Gerhaher hat eine ganz besondere Beziehung zu Schumann, was sich in zahlreichen Beiträgen seinerseits und vor allem dem Projekt niederschlägt, gemeinsam mit Huber und wenigen anderen Sängern bei einzelnen Stücken, sämtliche Schumannlieder aufzunehmen. In elf Alben wurde es in Zusammenarbeit mit dem Bayerischen Rundfunk 2015 veröffentlicht. Man merkt dem Sänger in jeder Faser seines Körpers an, dass ein unbedingter Ausdruckswille, ein Herausarbeiten seines tiefen Verständnisses für diesen Komponisten an erster Stelle steht. Seine Stimme läuft an diesem Abend gut und gibt einem der größten Gestalter des Kunstliedes reichlich Möglichkeiten, seine Vorstellung von dem, was er schaffen möchte, zu realisieren.

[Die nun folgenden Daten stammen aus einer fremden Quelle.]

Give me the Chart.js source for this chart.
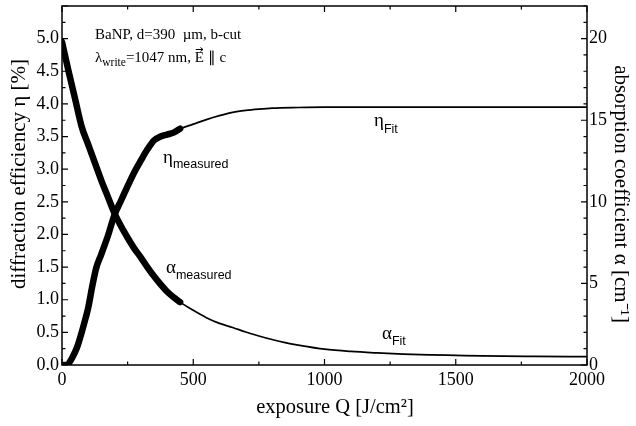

Gerade die leiseren Lieder liegen ihm besonders gut, hier blühen lyrische Linien auf, bei heftigeren Passagen hingegen kommt oft Druck auf. Aber man darf sich dem nicht verschließen, was der Sänger in klarer Selbsterkenntnis in einem Interview geäußert hat: „Die Vorstellung dessen, was man schaffen möchte, ist riesig und die Fähigkeiten werden weniger“ und „Die Volatilität der täglichen Leistungsfähigkeit nimmt zu, wenn man älterer Sänger wird.“ An diesem Abend aber genießt man sie, Lieder wie Sitz ich allein aus dem Schenkenbuch im West-östlichen Divan oder Mein Herz ist schwer aus den Hebräischen Gesängen. Weise, wie aus einer anderen Welt erklingt in Bezug auf das „schwere Herz“ des lyrischen Ichs „Da brech‘ es, oder heil im Sang“.

Kleiter steht ihm in Verständlichkeit und Ausdruck in keiner Weise nach. Hinzu kommt eine unglaublich reiche Sopranstimme, die in ihrer Wärme und Fülle immer lyrisch bleibt, ein fast unmerkliches, gesundes Vibrato auf dem fließenden Atem hat und durch alle Lagen hindurch mühelos singt. Ganz besonders bei ihr zu bemerken ist der Farbenreichtum der Stimme, dessen sie sich mit unmittelbarem Ausdruck, moderatem, natürlichem Einsatz von Gestik und Mimik bedient. Sie ist eine wunderbare Erzählerin, die das Publikum miteinbezieht, sehr gut verständlich singt und mit großer Delikatesse auch tiefste Gefühlswallungen übermittelt, wobei auch das Schelmische, Witzige ihr liegen. Ihre Lieder und Gesänge aus Goethes Wilhelm Meisters Lehrjahre geraten zu den Höhepunkten des Abends. Nur wer die Sehnsucht kennt macht tiefes Leid auch beim Zuhörer körperlich spürbar. Romanzen und Balladen aus opus 64 am Ende führen beide Sänger zusammen zum Duett am Grab mit der Linde und schließen so einen Lebenskreis.

Die beiden Stimmen harmonieren gut miteinander, ein Eindruck, den das absolut begeisterte Publikum bei weiteren Duetten in zwei Zugaben noch vertiefen kann: Wenn ich ein Vöglein wär‘ und Sommerruh. Ein tiefgehender, außergewöhnlicher, die Zuschauer beschenkender Liederabend geht damit zu Ende.